Quote the records exactly, starting at the first line and stopping after the line with "ytick_values = [0, 10, 20, 30, 40, 50, 60, 70, 80]"; skip the pictures.

[Begin Provided records]

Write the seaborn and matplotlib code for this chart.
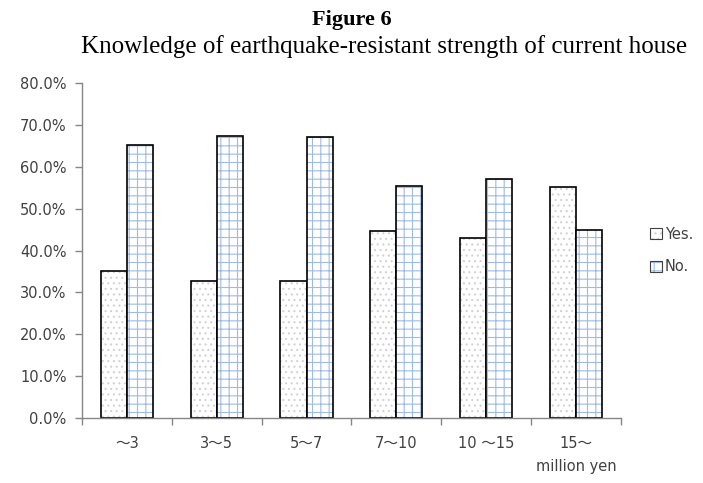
import matplotlib
matplotlib.use("Agg")
import matplotlib.pyplot as plt
import seaborn as sns
import pandas as pd
from matplotlib.colors import to_rgba

categories = ["～3", "3～5", "5～7", "7～10", "10 ～15", "15～\nmillion yen"]
yes_values = [35.0, 32.8, 32.8, 44.7, 43.0, 55.2]
no_values = [65.2, 67.3, 67.2, 55.3, 57.1, 44.8]
series_names = ["Yes.", "No."]
ytick_values = [0, 10, 20, 30, 40, 50, 60, 70, 80]

df = pd.DataFrame({
    "category": categories * 2,
    "value": [v / 100 for v in yes_values] + [v / 100 for v in no_values],
    "series": [series_names[0]] * len(categories) + [series_names[1]] * len(categories),
})

sns.set_theme(style="white")
plt.rcParams['font.family'] = ['DejaVu Sans', 'Noto Sans CJK JP']
plt.rcParams['hatch.linewidth'] = 0.8

fig = plt.figure(figsize=(7.03, 4.83), dpi=100)
ax = fig.add_axes([0.1166, 0.1346, 0.7666, 0.6934])

sns.barplot(data=df, x="category", y="value", hue="series", order=categories,
            hue_order=series_names, palette=["white", "white"], width=0.58,
            edgecolor="black", linewidth=1.2, saturation=1, ax=ax, legend=True)

hatch_styles = {series_names[0]: ("...", "#d2d2d2"), series_names[1]: ("++", "#9dbbe6")}

n = len(categories)
for i, p in enumerate(ax.patches[:2 * n]):
    name = series_names[i // n]
    h, c = hatch_styles[name]
    p.set_hatch(h)
    try:
        p._hatch_color = to_rgba(c)
    except Exception:
        pass

ax.set_ylim(0, 0.8)
ax.set_xlim(-0.5, n - 0.5)
ax.set_yticks([v / 100 for v in ytick_values])
ax.set_yticklabels([f"{v:.1f}%" for v in ytick_values], fontsize=10.5, color="#404040")
ax.set_xticklabels(categories, fontsize=10.5, color="#404040", linespacing=1.7)
ax.set_xticks([i + 0.5 for i in range(-1, n)], minor=True)
ax.tick_params(axis="x", which="major", length=0, pad=13)
ax.tick_params(axis="x", which="minor", length=5, width=1, color="#868686", direction="out", bottom=True)
ax.tick_params(axis="y", which="major", length=5, width=1, color="#868686", direction="out", left=True, pad=6)
ax.set_xlabel("")
ax.set_ylabel("")
for s in ["top", "right"]:
    ax.spines[s].set_visible(False)
for s in ["left", "bottom"]:
    ax.spines[s].set_color("#868686")
    ax.spines[s].set_linewidth(1)

handles, labels = ax.get_legend_handles_labels()
for hd, lb in zip(handles, labels):
    h, c = hatch_styles[lb]
    hd.set_hatch(h)
    hd.set_edgecolor("#404040")
    hd.set_linewidth(0.8)
    try:
        hd._hatch_color = to_rgba(c)
    except Exception:
        pass
ax.legend(handles, labels, loc="center left", bbox_to_anchor=(1.03, 0.5), frameon=False,
          fontsize=10.5, handlelength=0.8, handleheight=0.8, handletextpad=0.2,
          labelspacing=1.2, labelcolor="#404040")

fig.text(0.501, 0.958, "Figure 6", ha="center", va="center", fontsize=16,
         fontweight="bold", family="Liberation Serif", color="black")
fig.text(0.547, 0.904, "Knowledge of earthquake-resistant strength of current house",
         ha="center", va="center", fontsize=18, family="Liberation Serif", color="black")

fig.savefig("out.png", dpi=100)
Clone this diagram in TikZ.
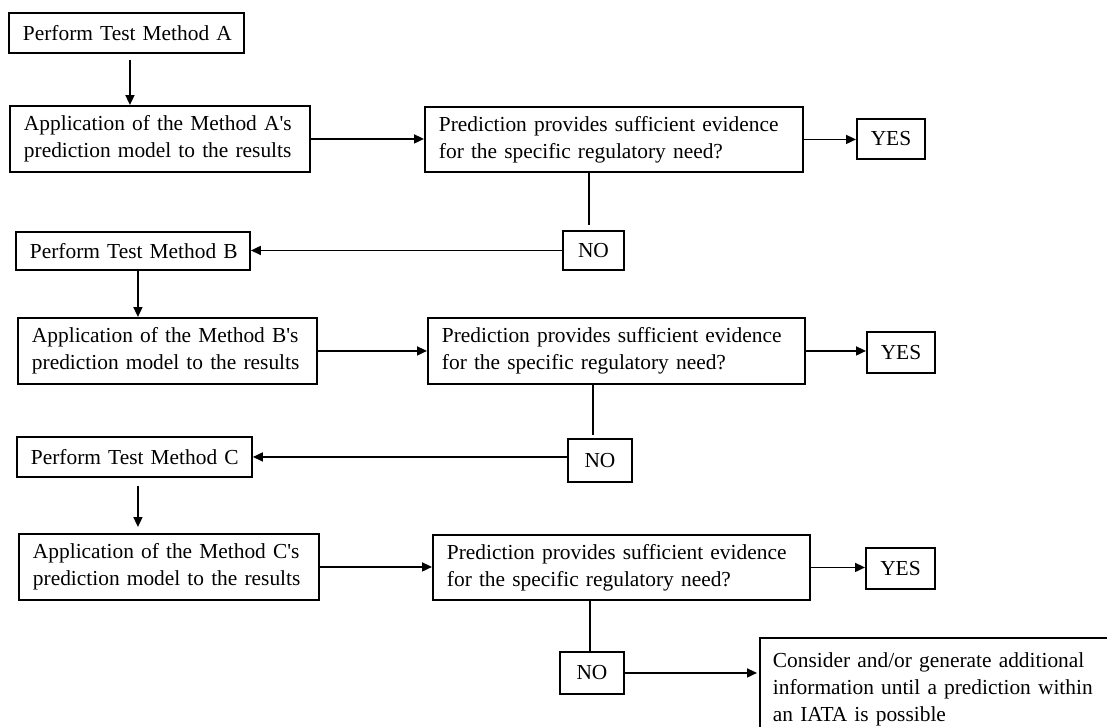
\documentclass[tikz,border=0pt]{standalone}
\usepackage{fontspec}
\setmainfont{Liberation Serif}
\usetikzlibrary{arrows.meta}
\begin{document}
\begin{tikzpicture}[x=1pt,y=-1pt,
  txt/.style={font=\fontsize{21.4}{27}\selectfont},
  box/.style={txt, draw, line width=1.9pt, anchor=north west, align=left, inner xsep=14pt, inner ysep=0pt},
  sbox/.style={txt, draw, line width=1.9pt, anchor=north west, align=center, inner sep=0pt},
  arr/.style={line width=1.7pt, -{Triangle[length=10pt,width=9pt]}},
  ln/.style={line width=1.7pt}]
\useasboundingbox (0,0) rectangle (1107,726);
\clip (0,0) rectangle (1107,726);
% --- Method A
\node[box, text width=207pt, minimum height=40pt] (a1) at (8,12) {\mbox{Perform Test Method A}};
\node[box, text width=272pt, minimum height=66pt] (a2) at (9,105)
  {\mbox{Application of the Method A\textquotesingle s}\\\mbox{prediction model to the results}};
\node[box, text width=350pt, minimum height=65pt] (d1) at (424,106)
  {\mbox{Prediction provides sufficient evidence}\\\mbox{for the specific regulatory need?}};
\node[sbox, minimum width=68pt, minimum height=40pt] (y1) at (856,118) {YES};
\node[sbox, minimum width=61pt, minimum height=39pt] (n1) at (562,230) {NO};
% --- Method B
\node[box, text width=206pt, minimum height=38pt] (b1) at (15,231) {\mbox{Perform Test Method B}};
\node[box, text width=271pt, minimum height=66pt] (b2) at (17,317)
  {\mbox{Application of the Method B\textquotesingle s}\\\mbox{prediction model to the results}};
\node[box, text width=349pt, minimum height=66pt] (d2) at (427,317)
  {\mbox{Prediction provides sufficient evidence}\\\mbox{for the specific regulatory need?}};
\node[sbox, minimum width=68pt, minimum height=41pt] (y2) at (866,331) {YES};
\node[sbox, minimum width=64pt, minimum height=43pt] (n2) at (567,438) {NO};
% --- Method C
\node[box, text width=207pt, minimum height=40pt] (c1) at (16,436) {\mbox{Perform Test Method C}};
\node[box, text width=272pt, minimum height=66pt] (c2) at (18,533)
  {\mbox{Application of the Method C\textquotesingle s}\\\mbox{prediction model to the results}};
\node[box, text width=349pt, minimum height=65pt] (d3) at (432,534)
  {\mbox{Prediction provides sufficient evidence}\\\mbox{for the specific regulatory need?}};
\node[sbox, minimum width=69pt, minimum height=41pt] (y3) at (865,547) {YES};
\node[sbox, minimum width=64pt, minimum height=42pt] (n3) at (559,651) {NO};
\node[box, text width=372pt, inner xsep=13pt, inner ysep=15pt] (cons) at (759,637)
  {\mbox{Consider and/or generate additional}\\\mbox{information until a prediction within}\\\mbox{an IATA is possible}};
% --- connectors A
\draw[arr] ([shift={(3.5,6)}]a1.south) -- ([xshift=3.5pt]a1.south |- a2.north);
\draw[arr] (a2.east) -- (a2.east -| d1.west);
\draw[arr] (d1.east) -- (d1.east -| y1.west);
\draw[ln] ([xshift=-4.5pt]n1.north |- d1.south) -- ([shift={(-4.5,-5)}]n1.north);
\draw[arr] (n1.west) -- (n1.west -| b1.east);
% --- connectors B
\draw[arr] ([xshift=5pt]b1.south) -- ([xshift=5pt]b1.south |- b2.north);
\draw[arr] (b2.east) -- (b2.east -| d2.west);
\draw[arr] (d2.east) -- (d2.east -| y2.west);
\draw[ln] ([xshift=-7pt]n2.north |- d2.south) -- ([shift={(-7,-3)}]n2.north);
\draw[arr] (n2.west |- c1.east) -- (c1.east);
% --- connectors C
\draw[arr] ([shift={(3.5,8)}]c1.south) -- ([shift={(3.5,-6)}]c1.south |- c2.north);
\draw[arr] (c2.east) -- (c2.east -| d3.west);
\draw[arr] (d3.east) -- (d3.east -| y3.west);
\draw[ln] ([xshift=-2pt]n3.north |- d3.south) -- ([xshift=-2pt]n3.north);
\draw[arr] (n3.east) -- ([xshift=-2pt]n3.east -| cons.west);
\end{tikzpicture}
\end{document}
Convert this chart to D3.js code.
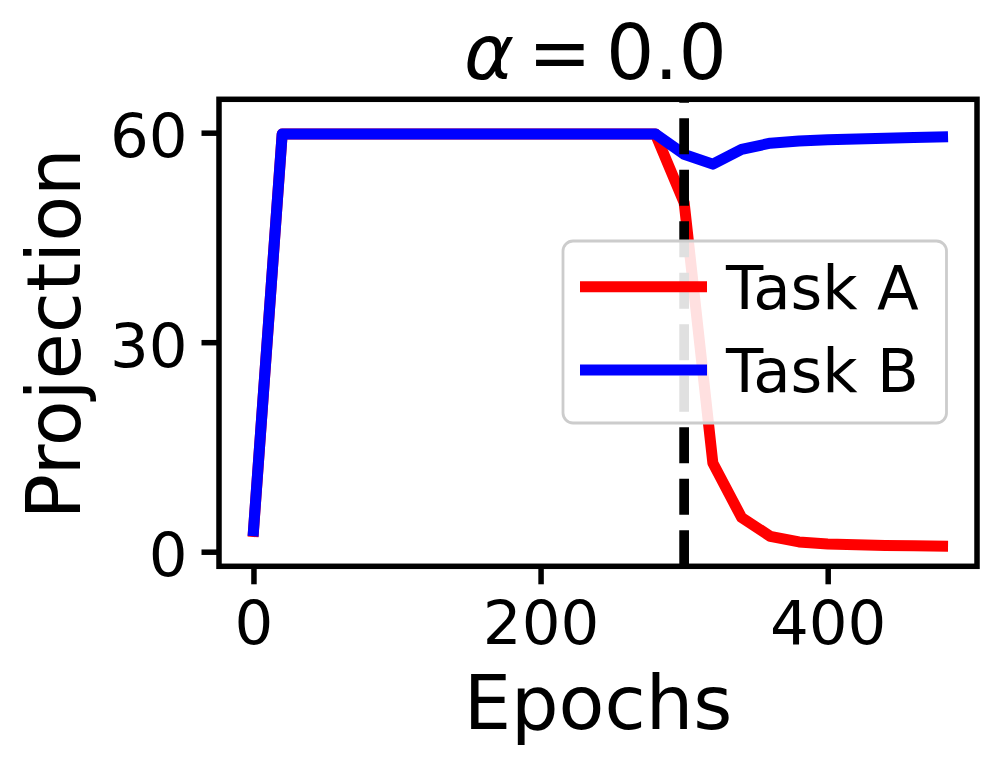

[End Provided records]

== Answer to the task ==
Write the seaborn and matplotlib code for this chart.
import matplotlib
matplotlib.use("Agg")
import matplotlib.pyplot as plt
import seaborn as sns
import pandas as pd
from matplotlib.colors import to_rgba

categories = ["～3", "3～5", "5～7", "7～10", "10 ～15", "15～\nmillion yen"]
yes_values = [35.0, 32.8, 32.8, 44.7, 43.0, 55.2]
no_values = [65.2, 67.3, 67.2, 55.3, 57.1, 44.8]
series_names = ["Yes.", "No."]
ytick_values = [0, 10, 20, 30, 40, 50, 60, 70, 80]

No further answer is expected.